On his way to deliver divorce papers to his soon-to-be ex, a terrorist attack put U.S. Air Force Sergeant Shane 'Vegas' O'Riley back into soldier mode. His wife and her two adopted children were in danger. He didn't give a damn if she wanted him out of their lives—they were under his full-time protection now.

Being back with her husband had Sherry in upheaval. She still wanted Shane. Yet she was afraid obligation was the only reason he was sticking close. With a terrorist targeting their lives, Shane was all she had to hold on to.

Danger lurked close to home. But it was a marriage that had to survive the ultimate battle.


My rating:

Watching a bird take a dump is more suspenseful than this book. At least you get to wonder where the bird poo is going to land.
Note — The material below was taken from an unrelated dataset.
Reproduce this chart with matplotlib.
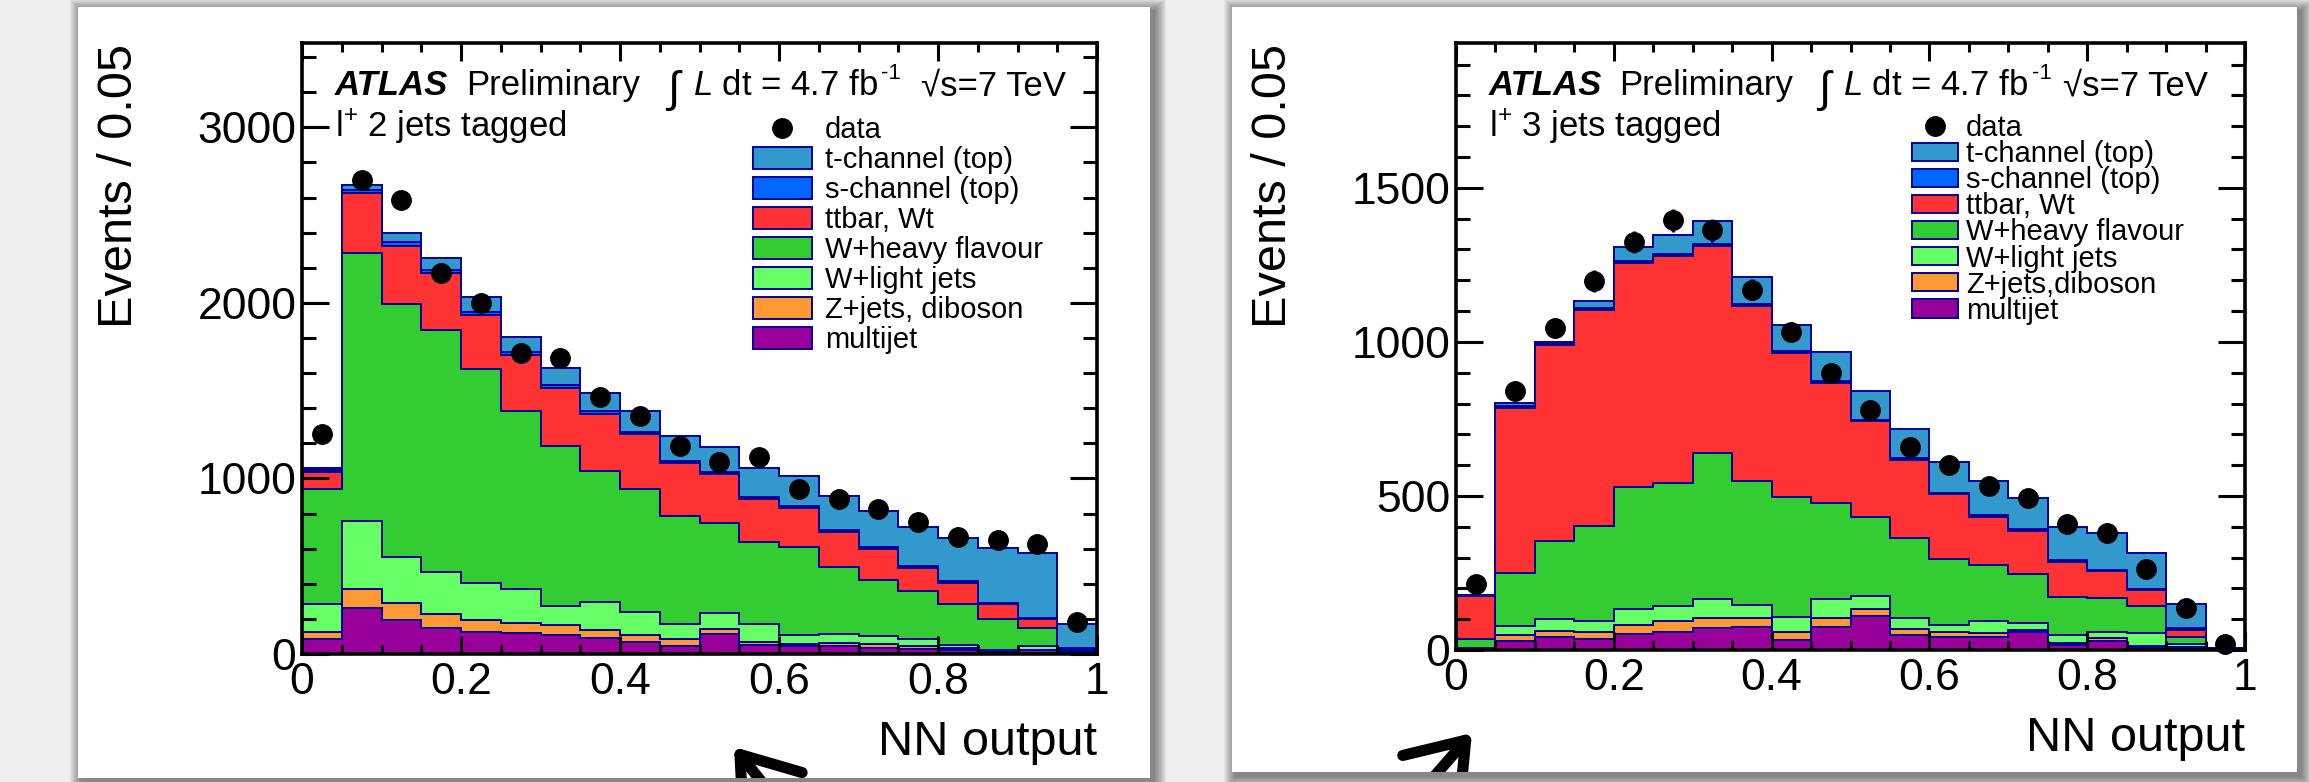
import numpy as np
import matplotlib.pyplot as plt
from matplotlib.patches import Rectangle, Patch, FancyArrowPatch
from matplotlib.lines import Line2D
from matplotlib.ticker import MultipleLocator, FuncFormatter

plt.rcParams['font.family'] = ['Liberation Sans', 'DejaVu Sans']
plt.rcParams['mathtext.fontset'] = 'custom'
plt.rcParams['mathtext.rm'] = 'Liberation Sans'
plt.rcParams['mathtext.it'] = 'Liberation Sans:italic'
plt.rcParams['mathtext.bf'] = 'Liberation Sans:bold'

# NN output binning: 20 bins of 0.05
edges = np.linspace(0, 1, 21)

legend_labels_2j = ['t-channel (top)', 's-channel (top)', 'ttbar, Wt', 'W+heavy flavour',
                    'W+light jets', 'Z+jets, diboson', 'multijet']
legend_labels_3j = ['t-channel (top)', 's-channel (top)', 'ttbar, Wt', 'W+heavy flavour',
                    'W+light jets', 'Z+jets,diboson', 'multijet']
# colours in legend order (top of stack first)
colors = ['#3399cc', '#0066ff', '#ff3333', '#33cc33', '#66ff66', '#ff9933', '#990099']
line_col = '#000099'

# l+ 2 jets tagged (per-bin contributions)
tc_2j = [13, 31, 51, 67, 84, 89, 98, 106, 118, 142, 143, 163, 173, 193, 208, 226, 249, 310, 368, 139]
sc_2j = [10, 20, 20, 18, 18, 17, 16, 16, 15, 14, 14, 13, 12, 12, 11, 10, 10, 9, 8, 4]
tt_2j = [99, 338, 330, 325, 307, 316, 330, 322, 313, 299, 279, 242, 219, 199, 176, 133, 120, 85, 51, 8]
wh_2j = [655, 1525, 1439, 1377, 1215, 1015, 910, 745, 697, 617, 512, 469, 504, 384, 316, 271, 233, 179, 105, 8]
wl_2j = [156, 390, 262, 241, 216, 196, 111, 162, 134, 86, 91, 100, 51, 51, 48, 42, 17, 3, 18, 4]
zj_2j = [43, 108, 100, 80, 63, 55, 57, 46, 37, 42, 28, 20, 14, 20, 23, 15, 11, 3, 5, 3]
mj_2j = [85, 262, 193, 148, 128, 119, 108, 91, 71, 43, 114, 51, 43, 43, 34, 28, 23, 14, 20, 5]
data_2j = [1252, 2697, 2583, 2168, 2000, 1713, 1684, 1465, 1357, 1186, 1095, 1124, 939, 882, 825, 754, 669, 649, 626, 185]
err_2j = [35, 52, 51, 47, 45, 41, 41, 38, 37, 34, 33, 34, 31, 30, 29, 27, 26, 25, 25, 14]

# l+ 3 jets tagged
tc_3j = [0, 10, 6, 23, 47, 63, 75, 86, 85, 94, 92, 95, 100, 113, 100, 109, 120, 117, 79, 2]
sc_3j = [2, 5, 5, 6, 6, 6, 6, 6, 6, 6, 5, 5, 5, 5, 5, 4, 4, 4, 6, 1]
tt_3j = [139, 536, 634, 701, 727, 738, 672, 571, 469, 392, 309, 255, 211, 156, 141, 114, 87, 51, 22, 1]
wh_3j = [30, 173, 255, 309, 396, 398, 473, 401, 388, 310, 257, 260, 213, 182, 159, 124, 108, 89, 23, 1]
wl_3j = [2, 29, 37, 35, 51, 48, 63, 43, 51, 63, 44, 36, 21, 40, 22, 27, 21, 40, 10, 1]
zj_3j = [1, 20, 20, 25, 29, 35, 33, 29, 25, 27, 22, 18, 17, 11, 8, 6, 9, 3, 2, 0]
mj_3j = [3, 29, 43, 35, 52, 60, 70, 74, 32, 76, 110, 49, 43, 43, 57, 16, 30, 11, 8, 2]
data_3j = [214, 839, 1045, 1198, 1323, 1395, 1362, 1169, 1032, 900, 779, 658, 602, 532, 492, 408, 379, 263, 137, 18]
err_3j = [15, 29, 32, 35, 36, 37, 37, 34, 32, 30, 28, 26, 25, 23, 22, 20, 19, 16, 12, 4]

W, H = 2309, 782
fig = plt.figure(figsize=(W / 100, H / 100), dpi=100, facecolor='#eeeeee')


def fx(px):
    return px / W


def fy(py):
    return 1 - py / H


def panel(x0, y0, x1, y1):
    # soft drop shadow, then the white card
    for k in range(12, 0, -1):
        fig.add_artist(Rectangle((fx(x0 + 4 - k), fy(y1 + 4 + k)), fx(x1 - x0 + 2 * k), (y1 - y0 + 2 * k) / H,
                                 transform=fig.transFigure, facecolor='black', edgecolor='none',
                                 alpha=0.045, zorder=-20))
    card = Rectangle((fx(x0), fy(y1)), fx(x1 - x0), (y1 - y0) / H, transform=fig.transFigure,
                     facecolor='white', edgecolor='none', zorder=-10)
    fig.add_artist(card)
    return card


def draw_hist(box, comps, data, err, ymax, ymaj, ymin_, labels, leg_pos, leg_kw):
    x0, y0, x1, y1 = box
    ax = fig.add_axes([fx(x0), fy(y1), fx(x1 - x0), (y1 - y0) / H])
    bottom = np.zeros(len(edges) - 1)
    for vals, c in zip(comps[::-1], colors[::-1]):
        top = bottom + np.array(vals)
        ax.stairs(top, edges, baseline=bottom, fill=True, facecolor=c, edgecolor=line_col, linewidth=1.4)
        bottom = top
    centers = 0.5 * (edges[:-1] + edges[1:])
    ax.errorbar(centers, data, yerr=err, fmt='o', color='black', ms=14, ecolor=line_col,
                elinewidth=2.5, capsize=0, zorder=5, clip_on=False)
    ax.set_xlim(0, 1)
    ax.set_ylim(0, ymax)
    ax.xaxis.set_major_locator(MultipleLocator(0.2))
    ax.xaxis.set_minor_locator(MultipleLocator(0.05))
    ax.yaxis.set_major_locator(MultipleLocator(ymaj))
    ax.yaxis.set_minor_locator(MultipleLocator(ymin_))
    ax.xaxis.set_major_formatter(FuncFormatter(lambda v, p: f'{v:g}'))
    ax.yaxis.set_major_formatter(FuncFormatter(lambda v, p: f'{v:.0f}'))
    ax.tick_params(which='both', direction='in', top=True, right=True, width=2.2, labelsize=32)
    ax.tick_params(axis='x', which='major', length=13, pad=6)
    ax.tick_params(axis='x', which='minor', length=6.5)
    ax.tick_params(axis='y', which='major', length=19.5, pad=4)
    ax.tick_params(axis='y', which='minor', length=10)
    for s in ax.spines.values():
        s.set_linewidth(2.6)

    handles = [Line2D([], [], marker='o', color='black', ls='none', ms=14)]
    handles += [Patch(facecolor=c, edgecolor=line_col, linewidth=1.4) for c in colors]
    ax.legend(handles, ['data'] + labels, loc='upper left',
              bbox_to_anchor=(fx(leg_pos[0]), fy(leg_pos[1])), bbox_transform=fig.transFigure,
              frameon=False, fontsize=21, borderpad=0, borderaxespad=0, **leg_kw)
    return ax


card_l = panel(78, 7, 1150, 778)
card_r = panel(1232, 7, 2297, 772)

comps_2j = [tc_2j, sc_2j, tt_2j, wh_2j, wl_2j, zj_2j, mj_2j]
comps_3j = [tc_3j, sc_3j, tt_3j, wh_3j, wl_3j, zj_3j, mj_3j]

draw_hist((302, 43, 1097, 654), comps_2j, data_2j, err_2j, 3480, 1000, 200, legend_labels_2j,
          (753, 116), dict(handlelength=2.02, handleheight=0.75, handletextpad=0.45, labelspacing=0.07))
draw_hist((1456, 43, 2245, 650), comps_3j, data_3j, err_3j, 1970, 500, 100, legend_labels_3j,
          (1912, 114), dict(handlelength=1.58, handleheight=0.58, handletextpad=0.27, labelspacing=-0.065))

# panel texts
for xs, tag in [((335, 466, 667, 693, 881, 921), r'l$^{+}$ 2 jets tagged'),
                ((1489, 1619, 1818, 1843, 2032, 2063), r'l$^{+}$ 3 jets tagged')]:
    fig.text(fx(xs[0]), fy(95), 'ATLAS', fontsize=25, fontweight='bold', style='italic', va='baseline')
    fig.text(fx(xs[1]), fy(95), 'Preliminary', fontsize=25, va='baseline')
    fig.text(fx(xs[2]), fy(102), '\u222b', fontsize=32, va='baseline')
    fig.text(fx(xs[3]), fy(95), r'$\mathit{L}$ dt = 4.7 fb', fontsize=25, va='baseline')
    fig.text(fx(xs[4]), fy(79), '-1', fontsize=16, va='baseline')
    fig.text(fx(xs[5]), fy(95), '\u221as=7 TeV', fontsize=25, va='baseline')
    fig.text(fx(xs[0]), fy(137), tag, fontsize=25, va='baseline')

fig.text(fx(119), fy(44), 'Events / 0.05', rotation=90, ha='center', va='top', fontsize=35)
fig.text(fx(1273), fy(44), 'Events / 0.05', rotation=90, ha='center', va='top', fontsize=35)
fig.text(fx(1097), fy(755), 'NN output', ha='right', va='baseline', fontsize=35)
fig.text(fx(2245), fy(751), 'NN output', ha='right', va='baseline', fontsize=35)

# hand-drawn pointer arrows
for tail, tip, card in [((780, 805), (734, 747), card_l), ((1412, 802), (1472, 733), card_r)]:
    arr = FancyArrowPatch(posA=(fx(tail[0]), fy(tail[1])), posB=(fx(tip[0]), fy(tip[1])),
                          transform=fig.transFigure, arrowstyle='->,head_length=3.8,head_width=2.7',
                          mutation_scale=10, lw=8, color='black', shrinkA=0, shrinkB=0,
                          capstyle='round', joinstyle='round', zorder=10)
    fig.add_artist(arr)
    arr.set_clip_path(card)

fig.savefig('out.png', dpi=100, facecolor=fig.get_facecolor())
With the first 19 chapters filled with the leading couple pre-divorce marital problems and pseudo-angst, and another couple’s skirting the issue of him having called her a different name in bed (four years ago!), this book had no room for wondering about the bad guys and their martyr-ish quest.

All the action and resolution was crammed into the 20th chapter, offering no specific reason for the bad guys’ martyr-ish quest, but only serving as the turning point for the solving of the pre-divorce marital problems and pseudo-angst of the leading couple. The other couple resolved their issue early on.

Call me nuts, but I expect much, much more from a romantic suspense labeled book. Some suspense would be nice. And female characters that I don’t want to bitch-slap into kingdom-come. For all their self-sacrificing, NGO-working, third-world-country-children-adopting, holier-than-thou qualities, the two female protagonists (the married and single one) just plainly got on my nerves. I’m all for girl power, but not everything is the man’s fault. And it figures the two would figure it out when it was almost too late and proceeded with "celebrating" their newfound knowledge in the last (21st) chapter.

Boring, uneventful until the second-to-last crammed chapter, and with characters that did absolutely nothing for me (not even the men, hunky flyboys with god-like looks). A total waste of time and brain-cells.